Tech Specs: Canon 6D, Canon EF400mm f/5.6L USM lens, ISO 1250, 1/3200 sec., f/11. Image date was September 19, 2016.
I captured this view of Orion on the morning of September 12, 2016 from my backyard. Betelgeuse (red star in the upper left) and Rigel (bright star on the lower right) really stand out in this image. The actual size of these stars is utterly amazing! Here they are compared to our own Sun (radius):
- Betelgeuse 510,300,000 miles
- Rigel 33,730,000 miles
- Sun 432,700 miles
If you replaced our Sun with Betelgeuse, the surface of Betelgeuse would extend past the asteroid belt, this would effectively swallow up Mercury, Venus, Earth and Mars.
Tech Specs: Canon 6D, Canon EF70-200mm f/2.8L USM lens, tripod mounted. Three photostitched images at ISO 3200, 6 seconds, f/2.8 and 70mm. Star filter was used on the end of the lens to add diffraction spikes. Imaging date was September 12, 2016.
The “jeweled scimitar” is formed after the first quarter moon when the sun highlights the eastern facing slopes of Montes Jura. This mountain range is on the northwestern section of Sinus Iridum which itself is in the northwestern area of Mare Imbrium.
Tech Specs: Canon 6D, Meade LX90 12” telescope, best 300 frames of 1500 frames, stacked and stretched in Registax. Imaging date: September 12, 2016.
Here is a triplet of galaxies often referred to as the Draco Trio, NGC 5985, NGC 5982 and NGC 5981. The grouping includes the edge-on barred spiral galaxy, NGC 5981, on the right. The elliptical galaxy NGC 5982 in the center. The last, NGC 5985 is a beautiful face on barred spiral galaxy, on the left. These galaxies are about 100 million light years away.
Tech Specs: This image is composed of 60 x 15 second images at ISO 3200 with additional dark and bias frames. Equipment included a Meade LX90 12” telescope, Antares Focal Reducer, and Canon 6D camera. Imaging was done on September 1, 2016.

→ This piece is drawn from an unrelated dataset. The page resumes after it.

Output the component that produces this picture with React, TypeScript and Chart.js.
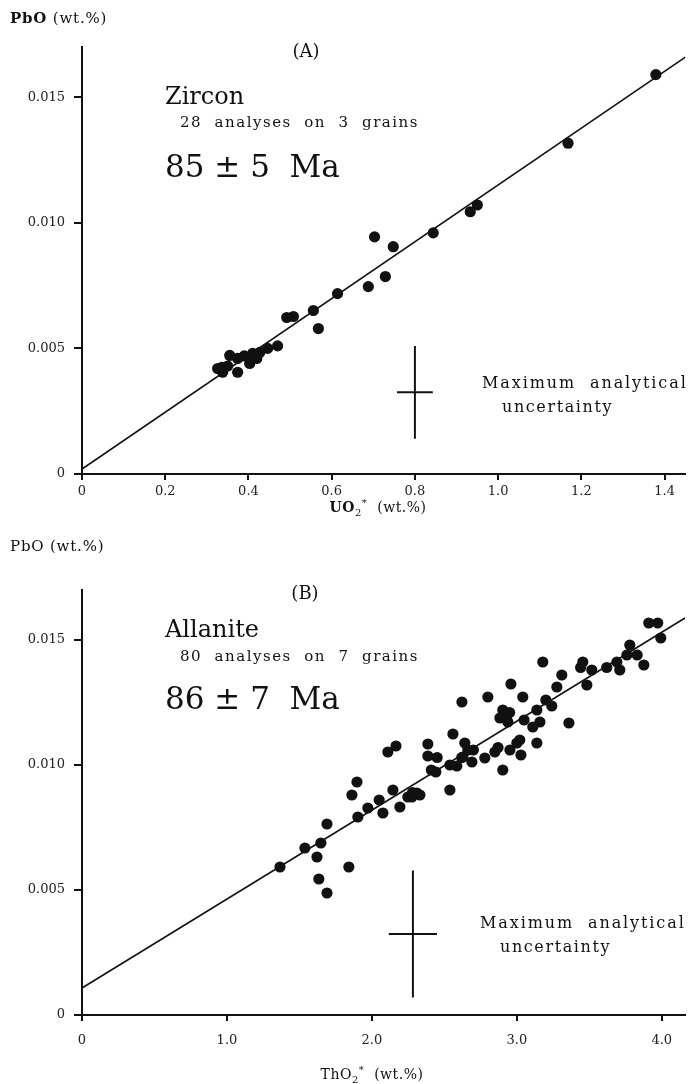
import React, { useEffect, useRef } from "react";
import { Chart, registerables } from "chart.js";
Chart.register(...registerables);

// ---------- Panel A : Zircon ----------
const zirconUO2 = [1.379, 1.168, 0.933, 0.95, 0.844, 0.703, 0.748, 0.729, 0.688, 0.614, 0.556, 0.568, 0.492, 0.508, 0.446, 0.427, 0.41, 0.403, 0.374, 0.355, 0.374, 0.336, 0.338, 0.326, 0.39, 0.35, 0.47, 0.42];
const zirconPbO = [0.0159, 0.01317, 0.01044, 0.01071, 0.0096, 0.00944, 0.00905, 0.00786, 0.00746, 0.00718, 0.00651, 0.00579, 0.00623, 0.00627, 0.005, 0.00484, 0.0048, 0.0044, 0.00405, 0.00472, 0.0046, 0.00425, 0.00405, 0.0042, 0.0047, 0.0043, 0.0051, 0.0046];
const zirconFitUO2 = [0, 1.45];
const zirconFitPbO = [0.0002, 0.0166];
const zirconErrCenter = [0.8, 0.00325];
const zirconErrHalf = [0.043, 0.00185];
const zirconXTicks = [0, 0.2, 0.4, 0.6, 0.8, 1.0, 1.2, 1.4];
const zirconXTickLabels = ["0", "0.2", "0.4", "0.6", "0.8", "1.0", "1.2", "1.4"];
const zirconXRange = [0, 1.45];

// ---------- Panel B : Allanite ----------
const allaniteThO2 = [3.91, 3.972, 3.993, 3.876, 3.779, 3.759, 3.69, 3.71, 3.455, 3.517, 3.483, 3.31, 3.276, 3.179, 3.241, 3.138, 3.159, 3.11, 3.359, 3.138, 3.041, 2.959, 2.903, 2.931, 2.883, 2.938, 3.0, 2.952, 3.028, 2.903, 2.848, 2.779, 2.8, 2.621, 2.641, 2.662, 2.69, 2.628, 2.559, 2.586, 2.538, 2.441, 2.538, 2.386, 2.386, 2.166, 2.11, 2.31, 2.276, 2.331, 2.248, 2.145, 2.193, 2.076, 1.897, 1.862, 1.972, 1.903, 1.69, 1.648, 1.538, 1.621, 1.366, 1.841, 1.634, 1.69, 2.95, 3.05, 2.45, 3.62, 2.7, 2.28, 3.2, 2.87, 2.05, 3.44, 2.62, 3.83, 2.41, 3.02];
const allanitePbO = [0.01568, 0.01568, 0.01508, 0.014, 0.0148, 0.0144, 0.01412, 0.0138, 0.01412, 0.0138, 0.0132, 0.0136, 0.01312, 0.01412, 0.01236, 0.0122, 0.01172, 0.01152, 0.01168, 0.01088, 0.01272, 0.01324, 0.0122, 0.012, 0.01188, 0.01172, 0.01088, 0.0106, 0.0104, 0.0098, 0.01052, 0.01028, 0.01272, 0.01252, 0.01088, 0.0106, 0.01012, 0.01032, 0.01124, 0.00996, 0.01, 0.00972, 0.009, 0.01084, 0.01036, 0.01076, 0.01052, 0.00888, 0.00872, 0.0088, 0.00872, 0.009, 0.00832, 0.00808, 0.00932, 0.0088, 0.00828, 0.00792, 0.00764, 0.00688, 0.00668, 0.00632, 0.00592, 0.00592, 0.00544, 0.00488, 0.0121, 0.0118, 0.0103, 0.0139, 0.0106, 0.0089, 0.0126, 0.0107, 0.0086, 0.0139, 0.0103, 0.0144, 0.0098, 0.011];
const allaniteFitThO2 = [0, 4.16];
const allaniteFitPbO = [0.00108, 0.01588];
const allaniteErrCenter = [2.283, 0.00324];
const allaniteErrHalf = [0.166, 0.00254];
const thXTicks = [0, 1, 2, 3, 4];
const thXTickLabels = ["0", "1.0", "2.0", "3.0", "4.0"];
const thXRange = [0, 4.16];

// ---------- shared y axis ----------
const pbYTicks = [0, 0.005, 0.01, 0.015];
const pbYTickLabels = ["0", "0.005", "0.010", "0.015"];
const pbYRange = [0, 0.017];

const SERIF = '"DejaVu Serif", "Liberation Serif", serif';

type Seg = { t: string; sub?: boolean; sup?: boolean; bold?: boolean };
type TextItem = { segs: Seg[]; x: number; y: number; size: number; align?: "left" | "center"; spacing?: number };

function drawRich(ctx: CanvasRenderingContext2D, item: TextItem) {
  const { segs, size } = item;
  const spacing = item.spacing || 0;
  const fontFor = (s: Seg) => `${s.bold ? "bold " : ""}${s.sub || s.sup ? Math.round(size * 0.7) : size}px ${SERIF}`;
  ctx.save();
  (ctx as any).letterSpacing = spacing + "px";
  let total = 0;
  const widths = segs.map((s) => {
    ctx.font = fontFor(s);
    const w = ctx.measureText(s.t).width;
    total += w;
    return w;
  });
  let x = item.align === "center" ? item.x - total / 2 : item.x;
  ctx.fillStyle = "#111";
  ctx.textBaseline = "alphabetic";
  ctx.textAlign = "left";
  segs.forEach((s, i) => {
    ctx.font = fontFor(s);
    let y = item.y;
    if (s.sub) y += size * 0.25;
    if (s.sup) y -= size * 0.4;
    ctx.fillText(s.t, x, y);
    x += widths[i];
  });
  ctx.restore();
}

function makeConfig(p: {
  xs: number[]; ys: number[]; fitX: number[]; fitY: number[];
  errC: number[]; errH: number[]; xTicks: number[]; xLabels: string[]; xRange: number[];
  padTop: number; padRight: number; xAxisHeight: number; xTickPad: number; texts: TextItem[];
}) {
  const pts = p.xs.map((x, i) => ({ x, y: p.ys[i] }));
  const fit = p.fitX.map((x, i) => ({ x, y: p.fitY[i] }));
  const vErr = [
    { x: p.errC[0], y: p.errC[1] - p.errH[1] },
    { x: p.errC[0], y: p.errC[1] + p.errH[1] },
  ];
  const hErr = [
    { x: p.errC[0] - p.errH[0], y: p.errC[1] },
    { x: p.errC[0] + p.errH[0], y: p.errC[1] },
  ];
  const lineDs = (data: any[], w: number) => ({
    type: "line" as const, data, borderColor: "#111", borderWidth: w, pointRadius: 0, showLine: true, fill: false,
  });
  const textPlugin = {
    id: "texts",
    afterDraw(chart: any) {
      p.texts.forEach((t) => drawRich(chart.ctx, t));
    },
  };
  return {
    type: "scatter" as const,
    data: {
      datasets: [
        lineDs(fit, 1.6),
        lineDs(vErr, 2),
        lineDs(hErr, 2),
        { type: "scatter" as const, data: pts, backgroundColor: "#111", borderWidth: 0, pointRadius: 5.6, pointHoverRadius: 5.6 },
      ],
    },
    options: {
      animation: false as const,
      responsive: false,
      maintainAspectRatio: false,
      events: [],
      layout: { padding: { top: p.padTop, right: p.padRight, left: 0, bottom: 0 } },
      plugins: { legend: { display: false }, tooltip: { enabled: false }, title: { display: false } },
      scales: {
        x: {
          type: "linear" as const,
          min: p.xRange[0],
          max: p.xRange[1],
          afterBuildTicks: (s: any) => { s.ticks = p.xTicks.map((v) => ({ value: v })); },
          afterFit: (s: any) => { s.height = p.xAxisHeight; },
          ticks: {
            callback: (_v: any, i: number) => p.xLabels[i],
            font: { family: SERIF, size: 13 }, color: "#222", padding: p.xTickPad, maxRotation: 0, autoSkip: false,
          },
          grid: { drawOnChartArea: false, drawTicks: true, tickLength: 6, lineWidth: 2, color: "#111" },
          border: { display: true, width: 2, color: "#111" },
        },
        y: {
          type: "linear" as const,
          min: pbYRange[0],
          max: pbYRange[1],
          afterBuildTicks: (s: any) => { s.ticks = pbYTicks.map((v) => ({ value: v })); },
          afterFit: (s: any) => { s.width = 82; },
          ticks: {
            callback: (_v: any, i: number) => pbYTickLabels[i],
            font: { family: SERIF, size: 13 }, color: "#222", padding: 9, autoSkip: false,
          },
          grid: { drawOnChartArea: false, drawTicks: true, tickLength: 8, lineWidth: 2, color: "#111" },
          border: { display: true, width: 2, color: "#111" },
        },
      },
    },
    plugins: [textPlugin],
  };
}

const A_TOP = 0;
const A_H = 520;
const B_TOP = 528;
const B_H = 556;

const textsA: TextItem[] = [
  { segs: [{ t: "PbO", bold: true }, { t: " (wt.%)" }], x: 10, y: 23 - A_TOP, size: 15, spacing: 0.8 },
  { segs: [{ t: "(A)" }], x: 306, y: 57 - A_TOP, size: 18, align: "center" },
  { segs: [{ t: "Zircon" }], x: 165, y: 104 - A_TOP, size: 24 },
  { segs: [{ t: "28  analyses  on  3  grains" }], x: 180, y: 127 - A_TOP, size: 15, spacing: 1.5 },
  { segs: [{ t: "85 ± 5  Ma" }], x: 165, y: 177 - A_TOP, size: 31 },
  { segs: [{ t: "Maximum  analytical" }], x: 482, y: 388 - A_TOP, size: 16, spacing: 1.9 },
  { segs: [{ t: "uncertainty" }], x: 502, y: 412 - A_TOP, size: 16, spacing: 1.6 },
  { segs: [{ t: "UO", bold: true }, { t: "2", sub: true }, { t: "*", sup: true }, { t: "  (wt.%)" }], x: 378, y: 512 - A_TOP, size: 14, align: "center", spacing: 0.5 },
];

const textsB: TextItem[] = [
  { segs: [{ t: "PbO (wt.%)" }], x: 10, y: 551 - B_TOP, size: 15, spacing: 0.8 },
  { segs: [{ t: "(B)" }], x: 305, y: 599 - B_TOP, size: 18, align: "center" },
  { segs: [{ t: "Allanite" }], x: 165, y: 637 - B_TOP, size: 24 },
  { segs: [{ t: "80  analyses  on  7  grains" }], x: 180, y: 661 - B_TOP, size: 15, spacing: 1.5 },
  { segs: [{ t: "86 ± 7  Ma" }], x: 165, y: 709 - B_TOP, size: 31 },
  { segs: [{ t: "Maximum  analytical" }], x: 480, y: 928 - B_TOP, size: 16, spacing: 1.9 },
  { segs: [{ t: "uncertainty" }], x: 500, y: 952 - B_TOP, size: 16, spacing: 1.6 },
  { segs: [{ t: "ThO" }, { t: "2", sub: true }, { t: "*", sup: true }, { t: "  (wt.%)" }], x: 372, y: 1079 - B_TOP, size: 14, align: "center", spacing: 0.5 },
];

function Panel(props: { top: number; height: number; cfg: any }) {
  const ref = useRef<HTMLCanvasElement | null>(null);
  useEffect(() => {
    if (!ref.current) return;
    const chart = new Chart(ref.current, props.cfg);
    return () => chart.destroy();
  }, []);
  return (
    <canvas
      ref={ref}
      width={691}
      height={props.height}
      style={{ position: "absolute", left: 0, top: props.top, width: 691, height: props.height, display: "block" }}
    />
  );
}

export default function App() {
  const cfgA = makeConfig({
    xs: zirconUO2, ys: zirconPbO, fitX: zirconFitUO2, fitY: zirconFitPbO,
    errC: zirconErrCenter, errH: zirconErrHalf, xTicks: zirconXTicks, xLabels: zirconXTickLabels, xRange: zirconXRange,
    padTop: 47 - A_TOP, padRight: 3, xAxisHeight: A_H - (474 - A_TOP), xTickPad: 4, texts: textsA,
  });
  const cfgB = makeConfig({
    xs: allaniteThO2, ys: allanitePbO, fitX: allaniteFitThO2, fitY: allaniteFitPbO,
    errC: allaniteErrCenter, errH: allaniteErrHalf, xTicks: thXTicks, xLabels: thXTickLabels, xRange: thXRange,
    padTop: 590 - B_TOP, padRight: 6, xAxisHeight: B_H - (1015 - B_TOP), xTickPad: 12, texts: textsB,
  });
  return (
    <div style={{ position: "absolute", left: 0, top: 0, width: 691, height: 1084, background: "#fff", overflow: "hidden" }}>
      <Panel top={A_TOP} height={A_H} cfg={cfgA} />
      <Panel top={B_TOP} height={B_H} cfg={cfgB} />
    </div>
  );
}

I found two different Astronomy Pictures of the Day for this trio:
Here is a full view of the constellation Canis Major and the star Sirius taken early on the morning of September 12, 2016 at Hickory Run State Park in Pennsylvania. This shot also includes two bright Messier objects, M41 (The Little Beehive) located to the lower right of Sirius, and M47 (open cluster) on the left edge of the image.
Tech Specs: Canon 6D, Canon EF70-200mm f/2.8L USM lens, tripod mounted. Three image panorama at ISO 3200, 6 seconds, f/2.8 and 70mm. Star filter was used on the end of the lens to add diffraction spikes.